While design to contain these systems within the confines of the submarine is challenging, the nuclear reactor itself needs features that are not found in regular reactors. The submarine reactor also does not have the facility of using natural uranium as fuel. Natural uranium has only a small percentage of U235, the kind that participates in nuclear fission. All the land based nuclear plants in India, except at Tarapur and Kudankulam, use natural uranium. This is not suitable for the submarine reactor, which needs enriched uranium, where the U235 has been concentrated. While India imports partly enriched fuel for reactors which need it under special arrangements, India has developed her own facility for enrichment of uranium for the submarine application. “… Any new fuel geometry needs a lot of development work, so was it for PRP/Arihant,” says Anand in a communication.
A conventional submarine would have only the battery and motor and a diesel generator. The nuclear sub needs the electric motor, a steam driven generator and then the nuclear reactor with its controls and circulation system. A conventional nuclear plant is spread over an acre of land but there is probably no place that is more cramped than inside a submarine.

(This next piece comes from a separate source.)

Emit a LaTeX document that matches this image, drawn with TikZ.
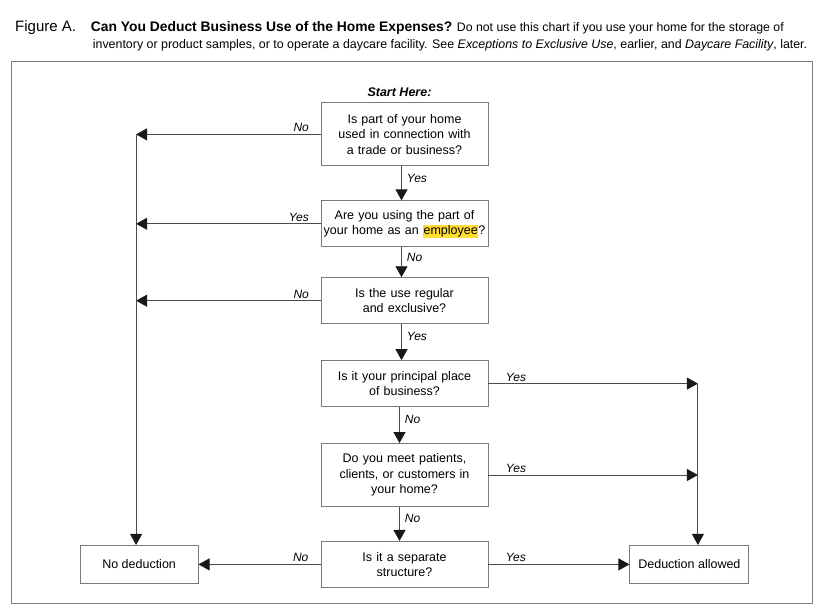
\documentclass[tikz,border=0pt]{standalone}
\usepackage{fontspec}
\setmainfont{Liberation Sans}
\usetikzlibrary{arrows.meta, positioning, calc}
\definecolor{hlyellow}{HTML}{FFDD33}
\definecolor{linec}{HTML}{4A4A4A}
\definecolor{boxc}{HTML}{7A7A7A}
\newcommand{\hlword}[1]{{\setlength{\fboxsep}{0.6pt}\colorbox{hlyellow}{#1}}}

\begin{document}
\begin{tikzpicture}[x=1pt, y=-1pt, >={Triangle[length=11pt, width=12pt, color=black!90]},
  box/.style={draw=boxc, line width=0.9pt, text width=166pt, inner xsep=0.5pt, inner ysep=0pt, align=center, minimum height=46pt, font=\fontsize{12.5}{15.3}\selectfont},
  endbox/.style={draw=boxc, line width=0.9pt, inner sep=0pt, minimum height=38pt, font=\fontsize{12.5}{15.3}\selectfont},
  lab/.style={inner sep=2pt, font=\fontsize{12}{14}\selectfont\itshape},
  flow/.style={draw=linec, line width=0.9pt}]
\useasboundingbox (0,0) rectangle (828,605);

% caption
\node[anchor=base west, inner sep=0pt, font=\fontsize{15}{18}\selectfont] (fig) at (15,31.5) {Figure A.};
\node[anchor=base west, inner sep=0pt, font=\fontsize{12.3}{17}\selectfont] (title1) at (90.7,31.5) {{\bfseries\fontsize{13.85}{17}\selectfont Can You Deduct Business Use of the Home Expenses?} Do not use this chart if you use your home for the storage of};
\node[anchor=base west, inner sep=0pt, font=\fontsize{12.4}{17}\selectfont] (title2) at (92.7,48.5) {inventory or product samples, or to operate a daycare facility. See \textit{Exceptions to Exclusive Use}, earlier, and \textit{Daycare Facility}, later.};

\draw[draw=boxc, line width=0.9pt] (11,61) rectangle (812,603);

% questions
\node[box, minimum height=63pt] (q1) at (404.5,134.4) {Is part of your home\\ used in connection with\\ a trade or business?};
\node[box, below=34pt of q1] (q2) {Are you using the part of\\ your home as an \hlword{employee}?};
\node[box, below=30pt of q2] (q3) {Is the use regular\\ and exclusive?};
\node[box, below=36pt of q3] (q4) {Is it your principal place\\ of business?};
\node[box, minimum height=63pt, below=36pt of q4] (q5) {Do you meet patients,\\ clients, or customers in\\ your home?};
\node[box, below=34pt of q5] (q6) {Is it a separate\\ structure?};
\node[above=6pt of q1, xshift=-5pt, inner sep=0pt, font=\fontsize{12.5}{15}\selectfont\bfseries\itshape] (start) {Start Here:};

% results
\node[endbox, minimum width=118pt, left=122pt of q6] (nodeduct) {No deduction};
\node[endbox, minimum width=119pt, right=141pt of q6] (deduct) {Deduction allowed};
\coordinate (leftrail) at ([xshift=-3pt]nodeduct.north);
\coordinate (rightrail) at ([xshift=8.5pt]deduct.north);

% down the middle
\draw[flow, ->] ([xshift=-3pt]q1.south) -- node[lab, right=3pt, pos=0.35] {Yes} ([xshift=-3pt]q2.north);
\draw[flow, ->] ([xshift=-3pt]q2.south) -- node[lab, right=3pt, pos=0.35] {No} ([xshift=-3pt]q3.north);
\draw[flow, ->] ([xshift=-3pt]q3.south) -- node[lab, right=3pt, pos=0.35] {Yes} ([xshift=-3pt]q4.north);
\draw[flow, ->] ([xshift=-5pt]q4.south) -- node[lab, right=3pt, pos=0.35] {No} ([xshift=-5pt]q5.north);
\draw[flow, ->] ([xshift=-5pt]q5.south) -- node[lab, right=3pt, pos=0.35] {No} ([xshift=-5pt]q6.north);

% left side
\draw[flow, ->] (q1.west) -- node[lab, above left, pos=0.05] {No} (q1.west -| leftrail);
\draw[flow, ->] (q2.west) -- node[lab, above left, pos=0.05] {Yes} (q2.west -| leftrail);
\draw[flow, ->] (q3.west) -- node[lab, above left, pos=0.05] {No} (q3.west -| leftrail);
\draw[flow, ->] (q1.west -| leftrail) -- (leftrail);
\draw[flow, ->] (q6.west) -- node[lab, above left, pos=0.08] {No} (nodeduct.east);

% right side
\draw[flow, ->] (q4.east) -- node[lab, above right, pos=0.072] {Yes} (q4.east -| rightrail);
\draw[flow, ->] (q5.east) -- node[lab, above right, pos=0.072] {Yes} (q5.east -| rightrail);
\draw[flow, ->] (q4.east -| rightrail) -- (rightrail);
\draw[flow, ->] (q6.east) -- node[lab, above right, pos=0.106] {Yes} (deduct.west);
\end{tikzpicture}
\end{document}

Such technical constraints, along with the need for safety and to contain radiation, make the design and construction of a nuclear power-pack for the submarine a task that calls for sophisticated capability. The know-how, naturally, is not available off the shelf and needs to be developed by each country on its own.
India launched an audacious nuclear energy programme right after Independence. While India now has a robust nuclear industry, with a large number of indigenous reactors in action, the development of the nuclear submarine signifies very high technological attainment. Anand also describes the international resistance to share information and raw materials with India, especially since the country has not signed the Nuclear Non-proliferation Treaty (on the grounds that it was discriminatory). And again, after the underground test that India carried out at Pokaran.
Anand’s book is a study and a first-hand account of what it takes for a team of essentially first-generation scientists and engineers of the Department of Atomic Energy, working with engineers of the Indian Navy, to discover and master a technology held close by countries that were more advanced by orders of magnitude. Anand reveals the working of the assorted talent that the department possesses in different areas of technology, the systems, method of assurance of safety and quality, and the synergy that developed with naval engineers. They enabled the mastery, in a few short years after they had the political go-ahead, of the complexities of a new technology in an unfamiliar setting.
On the one hand, the book describes the growth of the idea of the submarine itself and then of nuclear power. It also delves into the development of underwater nuclear propulsion, essentially a military application and hence not for sharing. And then it brings out the different challenges of the fuel, the design of systems, transfer of energy, the container, that the team faced and then the vision and confidence of the political leadership that allowed the team to give its best.
The book is a personal story, at once a historical narrative of the conquest of the underwater medium and a tribute to the organisation and the role of many individuals, dedicated, inspired and human.